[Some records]

———

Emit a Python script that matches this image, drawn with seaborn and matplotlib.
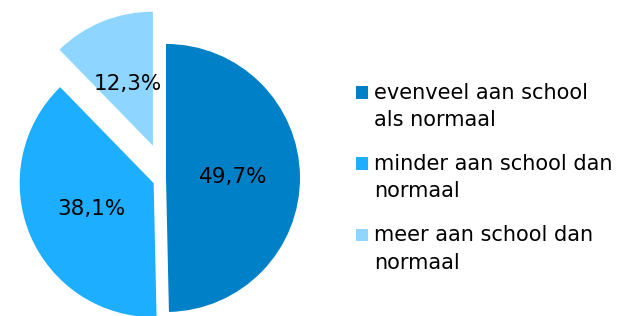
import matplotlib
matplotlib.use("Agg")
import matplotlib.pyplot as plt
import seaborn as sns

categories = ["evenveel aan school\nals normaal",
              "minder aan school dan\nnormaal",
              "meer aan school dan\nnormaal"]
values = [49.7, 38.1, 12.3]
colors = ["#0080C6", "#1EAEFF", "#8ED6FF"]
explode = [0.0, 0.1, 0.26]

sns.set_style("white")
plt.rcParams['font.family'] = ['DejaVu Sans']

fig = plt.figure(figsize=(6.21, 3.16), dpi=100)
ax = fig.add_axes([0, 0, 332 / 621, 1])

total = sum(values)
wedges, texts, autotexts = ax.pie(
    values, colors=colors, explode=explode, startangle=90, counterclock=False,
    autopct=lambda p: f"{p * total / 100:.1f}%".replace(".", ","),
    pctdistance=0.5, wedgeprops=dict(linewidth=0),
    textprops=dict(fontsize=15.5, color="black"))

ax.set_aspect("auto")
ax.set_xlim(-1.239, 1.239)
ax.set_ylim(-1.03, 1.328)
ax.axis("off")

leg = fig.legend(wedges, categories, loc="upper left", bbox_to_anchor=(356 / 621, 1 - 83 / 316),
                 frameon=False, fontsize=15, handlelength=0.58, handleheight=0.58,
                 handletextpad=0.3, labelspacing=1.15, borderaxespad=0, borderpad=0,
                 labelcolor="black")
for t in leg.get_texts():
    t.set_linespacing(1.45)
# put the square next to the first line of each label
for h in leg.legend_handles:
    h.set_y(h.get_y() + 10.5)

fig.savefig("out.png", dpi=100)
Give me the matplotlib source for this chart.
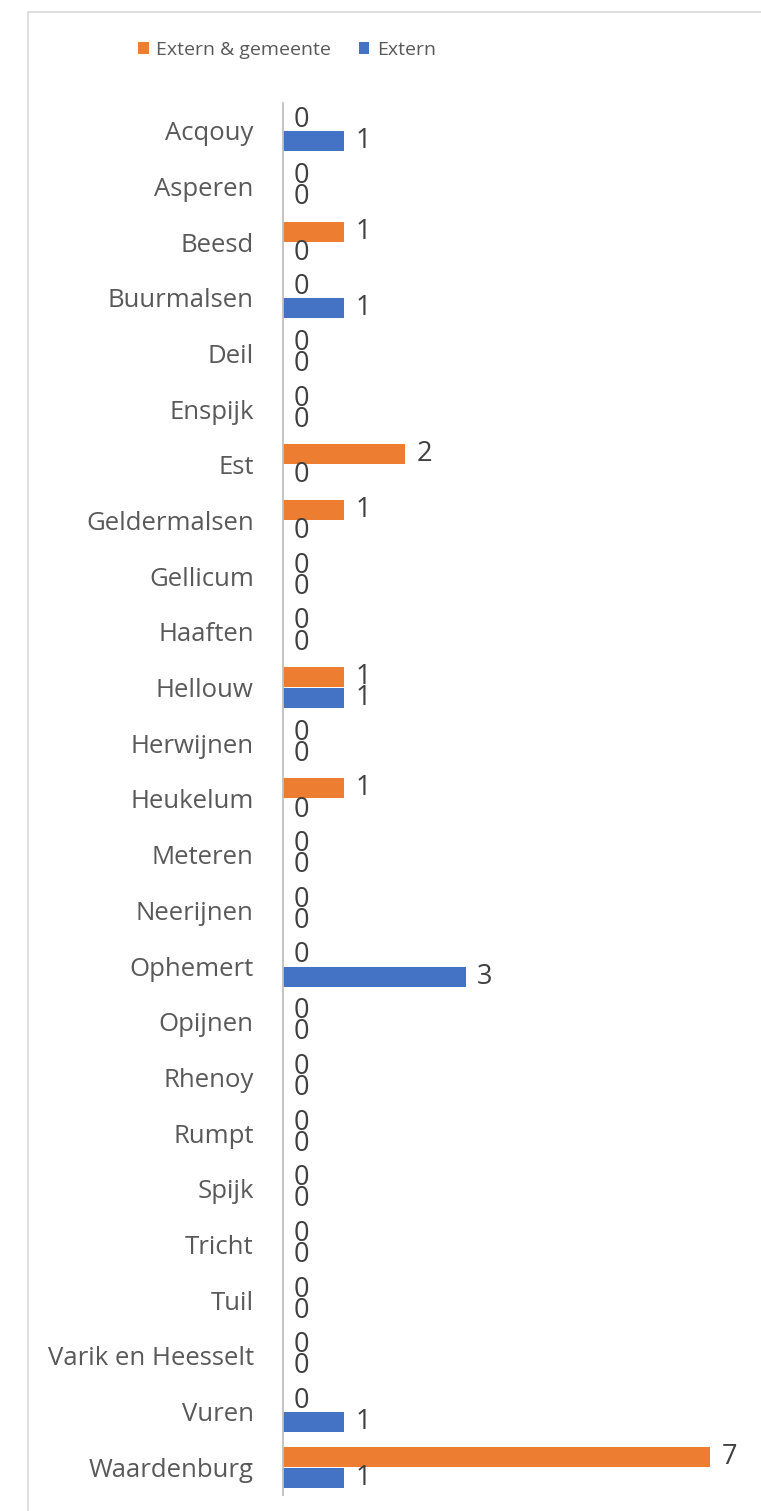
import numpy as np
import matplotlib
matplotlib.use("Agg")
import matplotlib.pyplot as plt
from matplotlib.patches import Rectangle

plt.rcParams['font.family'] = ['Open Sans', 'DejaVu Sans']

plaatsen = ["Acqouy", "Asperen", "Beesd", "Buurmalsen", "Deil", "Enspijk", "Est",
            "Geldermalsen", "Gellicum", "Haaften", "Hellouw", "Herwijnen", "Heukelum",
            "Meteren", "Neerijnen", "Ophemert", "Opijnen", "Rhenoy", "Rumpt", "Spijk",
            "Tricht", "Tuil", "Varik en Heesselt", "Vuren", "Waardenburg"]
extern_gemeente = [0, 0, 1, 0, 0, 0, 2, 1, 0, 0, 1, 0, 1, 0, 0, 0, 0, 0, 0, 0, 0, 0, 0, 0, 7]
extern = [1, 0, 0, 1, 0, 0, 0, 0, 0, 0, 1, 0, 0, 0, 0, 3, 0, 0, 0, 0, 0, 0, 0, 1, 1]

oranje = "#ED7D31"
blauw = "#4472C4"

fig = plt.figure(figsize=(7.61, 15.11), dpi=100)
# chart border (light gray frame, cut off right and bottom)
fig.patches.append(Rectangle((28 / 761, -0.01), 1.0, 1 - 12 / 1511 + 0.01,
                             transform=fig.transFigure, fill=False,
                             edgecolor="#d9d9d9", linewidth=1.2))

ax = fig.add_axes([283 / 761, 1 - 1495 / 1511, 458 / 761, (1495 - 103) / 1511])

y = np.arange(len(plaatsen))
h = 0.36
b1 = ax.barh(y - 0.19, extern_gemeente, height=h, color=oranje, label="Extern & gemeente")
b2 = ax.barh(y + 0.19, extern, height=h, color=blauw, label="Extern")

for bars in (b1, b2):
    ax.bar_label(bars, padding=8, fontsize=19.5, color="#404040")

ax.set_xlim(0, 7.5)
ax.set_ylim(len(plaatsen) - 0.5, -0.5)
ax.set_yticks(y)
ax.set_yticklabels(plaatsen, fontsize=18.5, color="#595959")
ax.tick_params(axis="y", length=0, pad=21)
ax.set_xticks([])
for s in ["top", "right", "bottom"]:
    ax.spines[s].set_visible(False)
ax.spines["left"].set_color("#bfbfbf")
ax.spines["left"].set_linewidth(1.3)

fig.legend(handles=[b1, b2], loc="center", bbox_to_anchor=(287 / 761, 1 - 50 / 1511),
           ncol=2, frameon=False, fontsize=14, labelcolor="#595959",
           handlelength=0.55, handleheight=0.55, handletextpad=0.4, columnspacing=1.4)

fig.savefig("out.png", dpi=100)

———

▶ Exercise description
Everything from the first line to the line with "plt.rcParams['font.family'] = ['Open" must be repeated exactly, and nothing else. Leave the pictures out.

▶ Output
Emit a Python script that matches this image, drawn with seaborn and matplotlib.
import matplotlib
matplotlib.use("Agg")
import matplotlib.pyplot as plt
import seaborn as sns

categories = ["evenveel aan school\nals normaal",
              "minder aan school dan\nnormaal",
              "meer aan school dan\nnormaal"]
values = [49.7, 38.1, 12.3]
colors = ["#0080C6", "#1EAEFF", "#8ED6FF"]
explode = [0.0, 0.1, 0.26]

sns.set_style("white")
plt.rcParams['font.family'] = ['DejaVu Sans']

fig = plt.figure(figsize=(6.21, 3.16), dpi=100)
ax = fig.add_axes([0, 0, 332 / 621, 1])

total = sum(values)
wedges, texts, autotexts = ax.pie(
    values, colors=colors, explode=explode, startangle=90, counterclock=False,
    autopct=lambda p: f"{p * total / 100:.1f}%".replace(".", ","),
    pctdistance=0.5, wedgeprops=dict(linewidth=0),
    textprops=dict(fontsize=15.5, color="black"))

ax.set_aspect("auto")
ax.set_xlim(-1.239, 1.239)
ax.set_ylim(-1.03, 1.328)
ax.axis("off")

leg = fig.legend(wedges, categories, loc="upper left", bbox_to_anchor=(356 / 621, 1 - 83 / 316),
                 frameon=False, fontsize=15, handlelength=0.58, handleheight=0.58,
                 handletextpad=0.3, labelspacing=1.15, borderaxespad=0, borderpad=0,
                 labelcolor="black")
for t in leg.get_texts():
    t.set_linespacing(1.45)
# put the square next to the first line of each label
for h in leg.legend_handles:
    h.set_y(h.get_y() + 10.5)

fig.savefig("out.png", dpi=100)
Give me the matplotlib source for this chart.
import numpy as np
import matplotlib
matplotlib.use("Agg")
import matplotlib.pyplot as plt
from matplotlib.patches import Rectangle

plt.rcParams['font.family'] = ['Open Sans', 'DejaVu Sans']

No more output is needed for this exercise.